Oh, and I was told something else about the "sleep lie" that is really pissing me off but I'll save that one for the lawyers. It's amazing what one learns when she asks. One would think that a city HR manager or his attorneys would actually ask the supervisors what they saw rather than take the word of one person. Here is a hint; if the same person keeps coming to you with stories about everyone else, odds are they are spending their work life imagining slights and not doing their job.
Why, though, would she make up stuff about a complete stranger?
Everytime they lied about me, they put another nail in the coffin of my marriage.
Why can't I sue for defamation? I have lost everything that was important to me. I spent nearly 20 years building a family, a home and a life that these people can destroy with gossip!!
I'm tired of spending my nights in pain. I'm tired of hearing this crap and not getting the loose ends tied up. I'm tired of people approaching me to tell me that the mayor and two council-men at large told everyone to ignore me because the city attorney would take care of it.
The city attorney cannot take care of it without promising me to change the rules so that it will not happen to another soul again. I know they tried to badger me into signing away the truth. It won't work.

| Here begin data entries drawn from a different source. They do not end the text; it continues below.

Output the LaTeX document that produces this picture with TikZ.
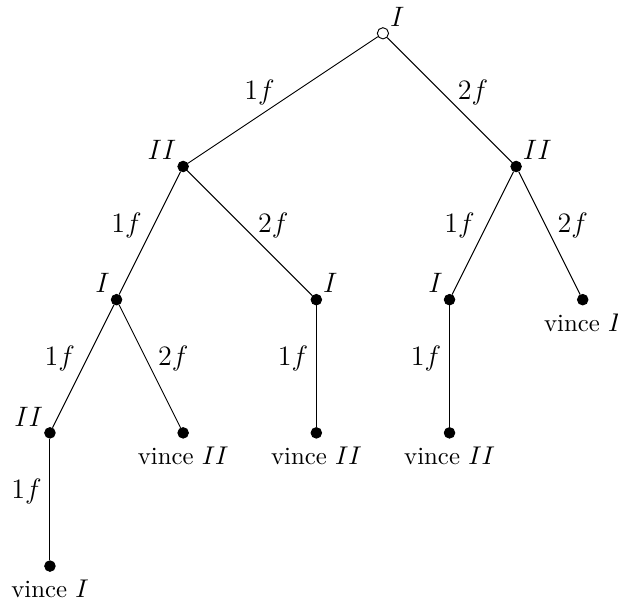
\documentclass[tikz,border=0pt]{standalone}
\usepackage{amsmath,amssymb}
\usepackage{tikz}

\begin{document}
\begin{tikzpicture}[font=\large,
		dot/.style={circle, fill, draw, inner sep=0pt, minimum size=4.5pt},
		opendot/.style={circle, draw, fill=white, inner sep=0pt, minimum size=4.8pt},
		lbl/.style={midway, yshift=3.4pt},
		leaf/.style={inner sep=3.5pt, font=\fontsize{10.6}{12.8}\selectfont},
		every label/.style={inner sep=1pt}]
		\useasboundingbox (-0.75,-8.51) rectangle (8.53,0.5);
		% players
		\node[opendot, label=above right:$I$] (r) at (5,0) {};
		\node[dot, label=above left:$II$] (a) at (2,-2) {};
		\node[dot, label=above right:$II$] (b) at (7,-2) {};
		\node[dot, label=above left:$I$] (aa) at (1,-4) {};
		\node[dot, label=above right:$I$] (ab) at (4,-4) {};
		\node[dot, label=above left:$I$] (ba) at (6,-4) {};
		\node[dot, label={[leaf]below:vince $I$}] (bb) at (8,-4) {};
		\node[dot, label=above left:$II$] (aaa) at (0,-6) {};
		\node[dot, label={[leaf]below:vince $II$}] (aab) at (2,-6) {};
		\node[dot, label={[leaf]below:vince $II$}] (aba) at (4,-6) {};
		\node[dot, label={[leaf]below:vince $II$}] (baa) at (6,-6) {};
		\node[dot, label={[leaf]below:vince $I$}] (aaaa) at (0,-8) {};
		% moves
		\draw (r) -- node[lbl, left] {$1f$} (a);
		\draw (r) -- node[lbl, right] {$2f$} (b);
		\draw (a) -- node[lbl, left] {$1f$} (aa);
		\draw (a) -- node[lbl, right] {$2f$} (ab);
		\draw (b) -- node[lbl, left] {$1f$} (ba);
		\draw (b) -- node[lbl, right] {$2f$} (bb);
		\draw (aa) -- node[lbl, left] {$1f$} (aaa);
		\draw (aa) -- node[lbl, right] {$2f$} (aab);
		\draw (ab) -- node[lbl, left] {$1f$} (aba);
		\draw (ba) -- node[lbl, left] {$1f$} (baa);
		\draw (aaa) -- node[lbl, left] {$1f$} (aaaa);
	\end{tikzpicture}
\end{document}
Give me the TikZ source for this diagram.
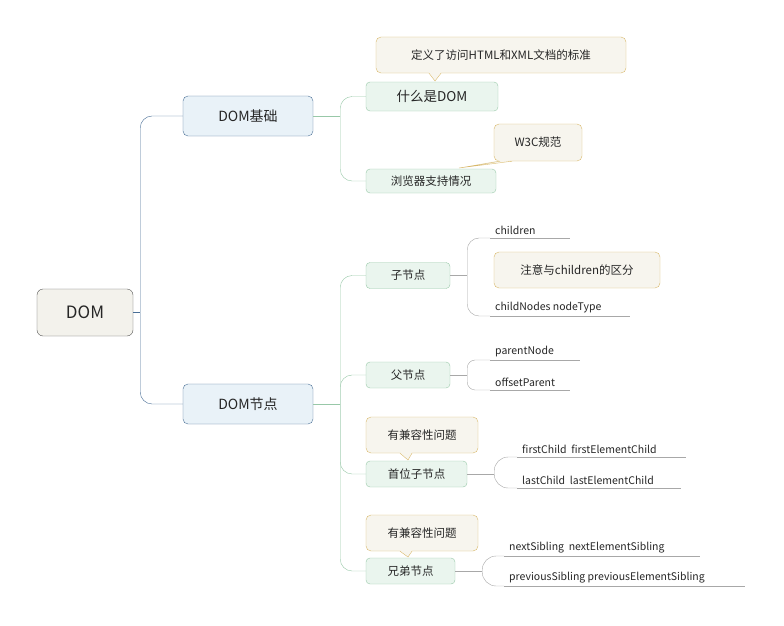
\documentclass[tikz,border=0pt]{standalone}
\usepackage{fontspec}
\setmainfont{Noto Sans CJK SC}
\usetikzlibrary{calc}
\definecolor{rootfill}{HTML}{F3F2EC}
\definecolor{rootdraw}{HTML}{555555}
\definecolor{bluefill}{HTML}{E9F2F8}
\definecolor{bluedraw}{HTML}{4A6F96}
\definecolor{grfill}{HTML}{EAF5EE}
\definecolor{grdraw}{HTML}{98C8A8}
\definecolor{callfill}{HTML}{F7F5EE}
\definecolor{calldraw}{HTML}{D8B86A}
\definecolor{leafline}{HTML}{A8A8A8}
\tikzset{
 rootbox/.style={draw=rootdraw,fill=rootfill,rounded corners=6pt,minimum width=96pt,minimum height=47pt,font=\fontsize{17}{20}\selectfont,text=black!85},
 mainbox/.style={draw=bluedraw,fill=bluefill,rounded corners=5pt,minimum width=130pt,minimum height=40pt,font=\fontsize{14}{17}\selectfont,text=black!85},
 subbox/.style={draw=grdraw,fill=grfill,rounded corners=4pt,minimum height=26pt,font=\fontsize{11.5}{14}\selectfont,text=black!85},
 callbox/.style={draw=calldraw,fill=callfill,rounded corners=5pt,minimum height=36pt,font=\fontsize{11.5}{14}\selectfont,text=black!85},
 leaf/.style={anchor=south west,inner xsep=5pt,inner ysep=3pt,font=\fontsize{10.5}{13}\selectfont,text=black!85},
 bconn/.style={draw=bluedraw,rounded corners=12pt},
 gconn/.style={draw=grdraw,rounded corners=12pt},
 lconn/.style={draw=leafline,rounded corners=12pt},
}
\newcommand{\mypointer}[3]{\fill[callfill] ($(#1.south)+(#2-6pt,1pt)$) -- (#3) -- ($(#1.south)+(#2+6pt,1pt)$) -- cycle; \draw[calldraw] ($(#1.south)+(#2-6pt,0)$) -- (#3) -- ($(#1.south)+(#2+6pt,0)$);}
\newcommand{\myuline}[2]{\draw[leafline] (#1.south west) -- ($(#1.south west)+(#2,0)$);}
\begin{document}
\begin{tikzpicture}[x=1pt,y=-1pt]
\useasboundingbox (0,0) rectangle (784,626);
\node[rootbox] (root) at (85,312.5) {DOM};
\node[mainbox] (base) at (248,116) {DOM基础};
\node[mainbox] (node) at (248,404) {DOM节点};
\node[subbox,minimum width=132pt,font=\fontsize{13.5}{16}\selectfont,minimum height=29pt] (what) at (432,96.5) {什么是DOM};
\node[subbox,minimum width=130pt,minimum height=24pt] (brow) at (431,181) {浏览器支持情况};
\node[subbox,minimum width=84pt] (child) at (408,275.5) {子节点};
\node[subbox,minimum width=84pt] (par) at (408,375) {父节点};
\node[subbox,minimum width=101pt] (first) at (416.5,474) {首位子节点};
\node[subbox,minimum width=89pt] (sib) at (410.5,571) {兄弟节点};
\node[callbox,minimum width=250pt] (c1) at (501,55) {定义了访问HTML和XML文档的标准};
\coordinate (t1) at (435,81);
\mypointer{c1}{-66pt}{t1}
\node[callbox,minimum width=88pt,minimum height=37pt] (c2) at (538,142.5) {W3C规范};
\coordinate (t2) at (459,168);
\mypointer{c2}{-32pt}{t2}
\node[callbox,minimum width=166pt] (c3) at (577,270) {注意与children的区分};
\node[callbox,minimum width=112pt] (c4) at (422,435) {有兼容性问题};
\coordinate (t4) at (408,460);
\mypointer{c4}{-16pt}{t4}
\node[callbox,minimum width=112pt] (c5) at (422,533) {有兼容性问题};
\coordinate (t5) at (408,557);
\mypointer{c5}{-16pt}{t5}
\node[leaf] (l1) at (490,238) {children}; \myuline{l1}{80}
\node[leaf] (l2) at (490,316) {childNodes nodeType}; \myuline{l2}{140}
\node[leaf] (l3) at (490,360) {parentNode}; \myuline{l3}{90}
\node[leaf] (l4) at (490,390) {offsetParent}; \myuline{l4}{80}
\node[leaf] (l5) at (517,457) {firstChild\ \ firstElementChild}; \myuline{l5}{169}
\node[leaf] (l6) at (517,488) {lastChild\ \ lastElementChild}; \myuline{l6}{164}
\node[leaf] (l7) at (504,556) {nextSibling\ \ nextElementSibling}; \myuline{l7}{196}
\node[leaf] (l8) at (504,586) {previousSibling previousElementSibling}; \myuline{l8}{241}
\draw[bconn] (root.east) -- ++(7,0) coordinate (rt);
\draw[bconn] (rt) |- (base.west);
\draw[bconn] (rt) |- (node.west);
\draw[gconn] (base.east) -- ++(27,0) coordinate (bt);
\draw[gconn] (bt) |- (what.west);
\draw[gconn] (bt) |- (brow.west);
\draw[gconn] (node.east) -- ++(27,0) coordinate (nt);
\draw[gconn] (nt) |- (child.west);
\draw[gconn] (nt) |- (par.west);
\draw[gconn] (nt) |- (first.west);
\draw[gconn] (nt) |- (sib.west);
\draw[lconn] (child.east) -- ++(17,0) coordinate (ct);
\draw[lconn] (ct) |- (l1.south west);
\draw[lconn] (ct) |- (l2.south west);
\draw[lconn] (par.east) -- ++(17,0) coordinate (pa);
\draw[lconn,rounded corners=8pt] (pa) |- (l3.south west);
\draw[lconn,rounded corners=8pt] (pa) |- (l4.south west);
\draw[lconn] (first.east) -- ++(27,0) coordinate (ft);
\draw[lconn,rounded corners=14pt] (ft) |- (l5.south west);
\draw[lconn,rounded corners=14pt] (ft) |- (l6.south west);
\draw[lconn] (sib.east) -- ++(27,0) coordinate (st);
\draw[lconn,rounded corners=14pt] (st) |- (l7.south west);
\draw[lconn,rounded corners=14pt] (st) |- (l8.south west);
\end{tikzpicture}
\end{document}
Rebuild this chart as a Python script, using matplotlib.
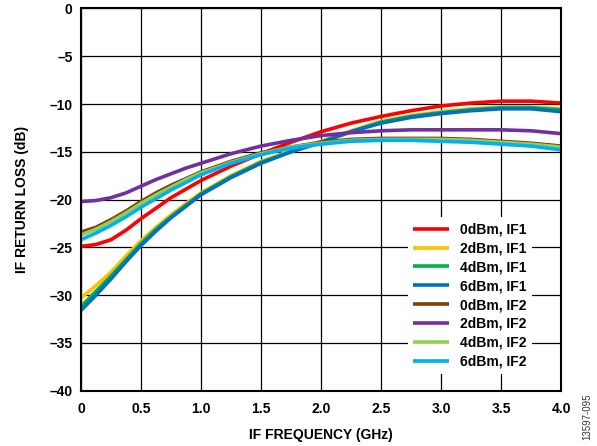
import numpy as np
import matplotlib
matplotlib.use("Agg")
import matplotlib.pyplot as plt

plt.rcParams['font.family'] = ['Liberation Sans', 'DejaVu Sans']

# frequency points (GHz)
freq = [0, 0.125, 0.25, 0.375, 0.5, 0.625, 0.75, 0.875, 1.0,
        1.25, 1.5, 1.75, 2.0, 2.25, 2.5, 2.75, 3.0, 3.25, 3.5, 3.75, 4.0]

# return loss (dB) per drive level / IF port
rl_0dbm_if1 = [-24.9, -24.7, -24.2, -23.2, -22.0, -20.9, -19.8, -18.9, -18.0,
               -16.5, -15.2, -14.0, -12.9, -12.0, -11.3, -10.7, -10.2, -9.9, -9.7, -9.7, -9.9]
rl_2dbm_if1 = [-30.3, -29.0, -27.6, -25.9, -24.3, -22.9, -21.6, -20.4, -19.3,
               -17.5, -16.0, -14.9, -13.9, -12.8, -11.8, -11.2, -10.8, -10.5, -10.3, -10.3, -10.5]
rl_4dbm_if1 = [-31.2, -29.6, -28.0, -26.3, -24.6, -23.1, -21.8, -20.6, -19.4,
               -17.6, -16.1, -15.0, -14.0, -12.9, -11.9, -11.3, -10.9, -10.6, -10.4, -10.4, -10.6]
rl_6dbm_if1 = [-31.6, -30.0, -28.3, -26.5, -24.8, -23.3, -21.9, -20.7, -19.5,
               -17.7, -16.2, -15.0, -14.0, -12.9, -12.0, -11.4, -11.0, -10.7, -10.5, -10.5, -10.8]
rl_0dbm_if2 = [-23.4, -22.9, -22.1, -21.2, -20.2, -19.3, -18.5, -17.8, -17.1,
               -16.0, -15.1, -14.5, -14.0, -13.7, -13.6, -13.6, -13.6, -13.7, -13.9, -14.1, -14.4]
rl_2dbm_if2 = [-20.2, -20.1, -19.8, -19.3, -18.6, -17.9, -17.3, -16.7, -16.2,
               -15.2, -14.4, -13.8, -13.3, -13.0, -12.8, -12.7, -12.7, -12.7, -12.7, -12.8, -13.1]
rl_4dbm_if2 = [-23.7, -23.1, -22.3, -21.4, -20.4, -19.5, -18.7, -17.9, -17.2,
               -16.1, -15.2, -14.5, -14.1, -13.8, -13.7, -13.7, -13.7, -13.8, -14.0, -14.2, -14.5]
rl_6dbm_if2 = [-24.2, -23.5, -22.7, -21.8, -20.8, -19.9, -19.0, -18.2, -17.4,
               -16.2, -15.3, -14.6, -14.2, -13.9, -13.8, -13.8, -13.9, -14.0, -14.2, -14.4, -14.8]

labels = ['0dBm, IF1', '2dBm, IF1', '4dBm, IF1', '6dBm, IF1',
          '0dBm, IF2', '2dBm, IF2', '4dBm, IF2', '6dBm, IF2']
colors = ['#FF0000', '#FFC000', '#00B050', '#0070C0',
          '#843C0C', '#7030A0', '#92D050', '#00B0F0']
series = [rl_0dbm_if1, rl_2dbm_if1, rl_4dbm_if1, rl_6dbm_if1,
          rl_0dbm_if2, rl_2dbm_if2, rl_4dbm_if2, rl_6dbm_if2]

xticks = [0, 0.5, 1.0, 1.5, 2.0, 2.5, 3.0, 3.5, 4.0]
xticklabels = ['0', '0.5', '1.0', '1.5', '2.0', '2.5', '3.0', '3.5', '4.0']
yticks = [0, -5, -10, -15, -20, -25, -30, -35, -40]

fig = plt.figure(figsize=(5.97, 4.46), dpi=100)
ax = fig.add_axes([0.1357, 0.124, 0.804, 0.857])

for vals, c, lab in zip(series, colors, labels):
    ax.plot(freq, vals, color=c, lw=2.6, label=lab, solid_capstyle='butt')

ax.set_xlim(0, 4.0)
ax.set_ylim(-40, 0)
ax.set_xticks(xticks)
ax.set_xticklabels(xticklabels)
ax.set_yticks(yticks)
ax.set_yticklabels(['0' if v == 0 else '\u2013' + str(-v) for v in yticks])
ax.grid(True, color='black', lw=0.9)
ax.tick_params(length=0, labelsize=10, pad=6)
ax.tick_params(axis='x', pad=8)
for t in ax.get_xticklabels() + ax.get_yticklabels():
    t.set_fontweight('bold')
for s in ax.spines.values():
    s.set_linewidth(1.5)

ax.set_xlabel('IF FREQUENCY (GHz)', fontsize=10, fontweight='bold', labelpad=9)
ax.set_ylabel('IF RETURN LOSS (dB)', fontsize=10, fontweight='bold', labelpad=15)

leg = ax.legend(loc='lower right', bbox_to_anchor=(0.955, 0.025),
                prop={'weight': 'bold', 'size': 10}, frameon=True, fancybox=False,
                framealpha=1, edgecolor='none', handlelength=2.6, labelspacing=0.35,
                borderpad=0.4, handletextpad=0.8)
leg.get_frame().set_linewidth(0)

fig.text(0.984, 0.065, '13597-095', rotation=90, fontsize=7, color='#333333',
         ha='center', va='center')

fig.savefig('out.png', dpi=100)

I've posted everything online. I've got relatives poised to sue if something happens to me. This will be the party that will go on forever until I have assurances that they've stopped their pranks for good.
My heart is so broken that I may ease my pain by suing the city.
Let me try to explain. As the lies spread and grew, they became more complicated. So, what I know today may change tomorrow. That is how it is with gossip.
.
In talking to other people, I also learned that the woman who lied about my marriage always talks about leaving her abusive spouse who resides in another country. I think that her lies may be a way for her subconscious mind to process the abuse in her past.
Why am I writing this?
I was threatened again. I am afraid.
I want to be sure that my family knows what is going on if I end up missing. For the past three years, it has been awkward going to family functions because I don't know how to act around my ex or how to describe why he isn't around.
I also fear something happening to my ex, myself or the kids. I don't want everyone to arrest any one I dated in the past. I had an ex threaten to kill me back in 89-90 and I know he'd be the first suspect. He hasn't done a thing to annoy me in over three years and I haven't heard a peep out of him.
There are other people who have frightened me of late. The three blogs connected to this one have every detail. Just read the posts that are saved as drafts.
Love ya,
S.
P.S. They have warned me about tire slashing, house break-ins, false reports to social services and car thefts. I pray they're not superstitious.
If they know anything about me, they should know enough to stay away. Break in or visit my property at your peril.
Unless it's Halloween.
Oh, by the way, I have my costume picked out. I'll be trick or treating as a tea party politician.